Io so che un indigeno quando viene via dal villaggio non ha idea delle difficoltà che troverà nella città. Perché nel villaggio, senza che sia necessario pagare, abbiamo tutto: farina, granturco, frutta e molte altre cose come la caccia, la pesca… tutto gratis. Nella città non abbiamo niente di tutto questo. Vivere nella città è difficile, si.… perché noi indios non abbiamo tessuto sociale, non abbiamo conoscenza della realtà della città. E’ per questo che noi indigeni stiamo soffrendo…

- NICOLAO JORGE:

…se dovessi ritornare nella comunità, lo farei, perché mi piaceva vivere nel villaggio. Ma ora siamo qui e qui, nella città, si vive in maniera diversa dal villaggio.

..ma a me piaceva… quello che mi piaceva molto, del villaggio era pescare, cacciare, fare queste cose, assieme a tutta la famiglia, amici, parenti…

Qui nella città, sei sempre senza lavoro. Nonostante che io abbia fatto dei corsi di formazione, sono disoccupato… Ti guardano in faccia, ti dicono che non hai le competenze necessarie, o che non hanno tempo… ti dicono: aspetta che poi ti chiamiamo, ma non ti chiamano mai… il problema della città è anche questo, per me…

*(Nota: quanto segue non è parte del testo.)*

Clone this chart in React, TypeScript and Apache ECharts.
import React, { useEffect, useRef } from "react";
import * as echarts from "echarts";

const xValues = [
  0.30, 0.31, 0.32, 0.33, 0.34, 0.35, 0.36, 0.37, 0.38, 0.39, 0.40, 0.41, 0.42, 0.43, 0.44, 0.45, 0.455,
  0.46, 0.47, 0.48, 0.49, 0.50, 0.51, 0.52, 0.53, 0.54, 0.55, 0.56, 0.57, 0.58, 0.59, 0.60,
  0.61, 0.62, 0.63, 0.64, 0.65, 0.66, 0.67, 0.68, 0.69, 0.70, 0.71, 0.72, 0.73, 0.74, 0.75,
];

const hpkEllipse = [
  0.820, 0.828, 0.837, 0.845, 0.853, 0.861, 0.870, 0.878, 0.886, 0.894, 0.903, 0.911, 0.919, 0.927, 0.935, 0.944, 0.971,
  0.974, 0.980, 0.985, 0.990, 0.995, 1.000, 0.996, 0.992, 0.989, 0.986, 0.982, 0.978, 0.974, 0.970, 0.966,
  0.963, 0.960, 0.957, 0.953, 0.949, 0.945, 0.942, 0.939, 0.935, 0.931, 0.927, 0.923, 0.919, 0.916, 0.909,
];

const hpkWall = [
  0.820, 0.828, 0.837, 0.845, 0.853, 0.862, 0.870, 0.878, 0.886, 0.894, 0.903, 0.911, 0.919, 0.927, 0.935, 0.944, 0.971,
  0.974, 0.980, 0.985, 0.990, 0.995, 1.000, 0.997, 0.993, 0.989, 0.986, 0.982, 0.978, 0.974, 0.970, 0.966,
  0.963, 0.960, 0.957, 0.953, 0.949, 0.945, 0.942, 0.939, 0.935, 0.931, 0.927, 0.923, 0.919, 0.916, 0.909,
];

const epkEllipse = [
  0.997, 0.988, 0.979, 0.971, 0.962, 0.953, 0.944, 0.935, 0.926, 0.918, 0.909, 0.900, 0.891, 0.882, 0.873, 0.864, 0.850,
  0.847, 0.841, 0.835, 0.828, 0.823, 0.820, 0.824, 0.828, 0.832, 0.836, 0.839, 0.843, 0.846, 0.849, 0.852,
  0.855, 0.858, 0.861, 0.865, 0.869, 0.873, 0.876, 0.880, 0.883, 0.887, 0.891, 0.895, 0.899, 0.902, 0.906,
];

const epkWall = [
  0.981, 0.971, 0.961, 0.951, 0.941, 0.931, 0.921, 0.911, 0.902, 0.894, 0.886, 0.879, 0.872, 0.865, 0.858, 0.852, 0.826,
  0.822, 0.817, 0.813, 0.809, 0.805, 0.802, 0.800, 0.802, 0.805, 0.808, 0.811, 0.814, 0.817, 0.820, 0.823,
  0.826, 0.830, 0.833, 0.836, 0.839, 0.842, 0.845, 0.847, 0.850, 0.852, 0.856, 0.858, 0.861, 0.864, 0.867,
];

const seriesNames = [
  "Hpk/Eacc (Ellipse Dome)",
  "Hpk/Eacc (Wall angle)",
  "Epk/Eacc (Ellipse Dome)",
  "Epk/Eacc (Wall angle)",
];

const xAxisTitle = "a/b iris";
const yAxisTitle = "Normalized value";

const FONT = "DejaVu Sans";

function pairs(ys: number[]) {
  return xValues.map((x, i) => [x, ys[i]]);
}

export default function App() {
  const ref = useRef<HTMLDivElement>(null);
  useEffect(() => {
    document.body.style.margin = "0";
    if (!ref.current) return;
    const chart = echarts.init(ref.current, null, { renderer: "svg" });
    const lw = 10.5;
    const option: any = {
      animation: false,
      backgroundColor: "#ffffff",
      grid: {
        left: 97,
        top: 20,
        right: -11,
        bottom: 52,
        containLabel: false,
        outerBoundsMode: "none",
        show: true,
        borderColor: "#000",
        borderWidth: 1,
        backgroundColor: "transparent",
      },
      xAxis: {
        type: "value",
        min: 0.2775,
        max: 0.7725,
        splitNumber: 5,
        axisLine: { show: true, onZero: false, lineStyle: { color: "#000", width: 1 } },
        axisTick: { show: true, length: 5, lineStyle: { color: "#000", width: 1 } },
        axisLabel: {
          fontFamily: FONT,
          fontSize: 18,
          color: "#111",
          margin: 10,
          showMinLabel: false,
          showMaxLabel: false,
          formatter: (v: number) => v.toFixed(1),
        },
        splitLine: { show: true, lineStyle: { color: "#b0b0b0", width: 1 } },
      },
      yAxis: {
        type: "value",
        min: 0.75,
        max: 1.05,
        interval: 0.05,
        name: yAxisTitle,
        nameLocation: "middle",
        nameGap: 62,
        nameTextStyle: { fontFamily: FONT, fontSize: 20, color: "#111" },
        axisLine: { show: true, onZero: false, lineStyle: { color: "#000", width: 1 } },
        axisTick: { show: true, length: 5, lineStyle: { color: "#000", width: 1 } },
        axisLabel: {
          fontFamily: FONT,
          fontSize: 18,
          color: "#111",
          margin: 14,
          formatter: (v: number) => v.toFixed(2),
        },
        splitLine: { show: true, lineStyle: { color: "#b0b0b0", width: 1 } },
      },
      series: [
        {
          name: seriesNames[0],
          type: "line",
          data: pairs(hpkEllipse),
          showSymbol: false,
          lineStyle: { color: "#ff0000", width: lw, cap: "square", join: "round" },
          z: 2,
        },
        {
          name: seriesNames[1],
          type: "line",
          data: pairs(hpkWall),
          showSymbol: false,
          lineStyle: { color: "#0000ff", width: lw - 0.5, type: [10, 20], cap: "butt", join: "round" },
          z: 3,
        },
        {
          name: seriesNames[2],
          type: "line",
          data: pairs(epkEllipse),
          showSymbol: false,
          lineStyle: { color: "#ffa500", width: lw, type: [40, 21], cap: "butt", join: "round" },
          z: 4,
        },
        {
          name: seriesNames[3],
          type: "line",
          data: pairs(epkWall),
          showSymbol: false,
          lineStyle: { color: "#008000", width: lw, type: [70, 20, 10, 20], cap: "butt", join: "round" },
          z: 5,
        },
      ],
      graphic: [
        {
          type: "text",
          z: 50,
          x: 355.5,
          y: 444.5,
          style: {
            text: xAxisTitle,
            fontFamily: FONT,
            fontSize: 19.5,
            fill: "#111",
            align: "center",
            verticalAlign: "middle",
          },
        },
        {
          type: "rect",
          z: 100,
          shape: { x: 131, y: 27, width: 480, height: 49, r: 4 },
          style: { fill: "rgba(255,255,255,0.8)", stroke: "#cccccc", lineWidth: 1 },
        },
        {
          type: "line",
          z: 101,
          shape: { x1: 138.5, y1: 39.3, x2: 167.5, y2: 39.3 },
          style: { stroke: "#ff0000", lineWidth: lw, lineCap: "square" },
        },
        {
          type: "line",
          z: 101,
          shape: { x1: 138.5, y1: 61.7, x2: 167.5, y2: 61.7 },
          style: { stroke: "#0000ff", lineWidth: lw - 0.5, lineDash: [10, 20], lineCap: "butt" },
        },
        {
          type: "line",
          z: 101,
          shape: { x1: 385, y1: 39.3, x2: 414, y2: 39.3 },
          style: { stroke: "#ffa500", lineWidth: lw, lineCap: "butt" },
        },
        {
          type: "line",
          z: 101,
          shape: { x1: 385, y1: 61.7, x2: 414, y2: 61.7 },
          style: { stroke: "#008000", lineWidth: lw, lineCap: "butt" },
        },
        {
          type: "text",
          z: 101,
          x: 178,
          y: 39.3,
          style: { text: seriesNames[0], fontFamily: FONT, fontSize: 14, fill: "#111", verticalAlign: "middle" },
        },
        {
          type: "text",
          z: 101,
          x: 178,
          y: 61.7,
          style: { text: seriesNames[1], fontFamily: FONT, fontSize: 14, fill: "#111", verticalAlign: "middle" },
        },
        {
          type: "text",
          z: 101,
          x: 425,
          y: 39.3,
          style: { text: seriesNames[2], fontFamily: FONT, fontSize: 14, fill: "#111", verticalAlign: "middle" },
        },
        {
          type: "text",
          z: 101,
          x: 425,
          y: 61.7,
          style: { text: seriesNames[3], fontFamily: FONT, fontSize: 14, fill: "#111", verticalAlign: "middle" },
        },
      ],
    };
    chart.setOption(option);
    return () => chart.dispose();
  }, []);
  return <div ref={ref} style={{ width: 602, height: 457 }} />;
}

A questo punto del montaggio, dovevamo trarre le conclusioni e i commenti finali per “chiudere” il documentario ma, da Raposa Serra do Sol, giunge una brutta notizia.

In un drammatico comunicato, il Consiglio Indigeno di Roraima informa che, all’alba del 17 settembre 2005, la Scuola Indigena di Surumù è stata invasa e incendiata da 150 uomini incappucciati e armati.

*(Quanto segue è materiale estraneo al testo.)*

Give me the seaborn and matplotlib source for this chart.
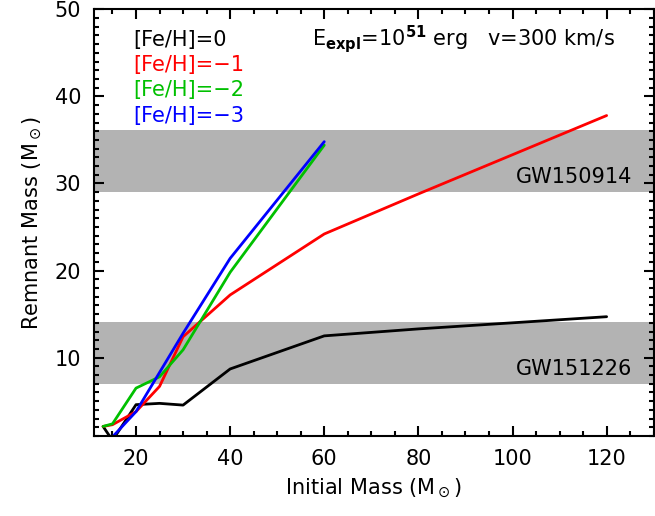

E’ stato tutto distrutto: la chiesa, l’ospedale, i dormitori, i refettori, le cucine, le stanze dei professori, la biblioteca, le aule e anche un fuoristrada del CIR che si trovava sul posto per trasportare un malato a Boa Vista.

Il comunicato ipotizza che, come al solito, questo attacco sia stato promosso dal maggior produttore di riso della zona, Paulo César, prefetto di Pacaraima che, in base al decreto di omologazione firmato da Lula il 15 aprile 2005, ha, come gli altri occupanti illegali, un anno di tempo per andarsene.

Il comunicato termina:

“Il Consiglio Indigeno di Roraima ripudia questo atteggiamento codardo di coloro che sono contrari ai diritti degli indigeni, manipolati da gruppi politici ed economici che, storicamente, usano la violenza, avvalendosi dell’impunità, per conquistare i loro obbiettivi”

Gli indios, tenaci, pazienti e pacifisti da sempre, accettano la solidarietà, ma respingono, con fierezza, pietà e compassione.

Allo stesso tempo chiedono con forza che siano osservati i loro sacrosanti diritti, riconquistati dopo oltre trenta anni di resistenza e di lotta e che il governo brasiliano sia finalmente capace di far rispettare le sue leggi:

E’ una semplice questione di giustizia!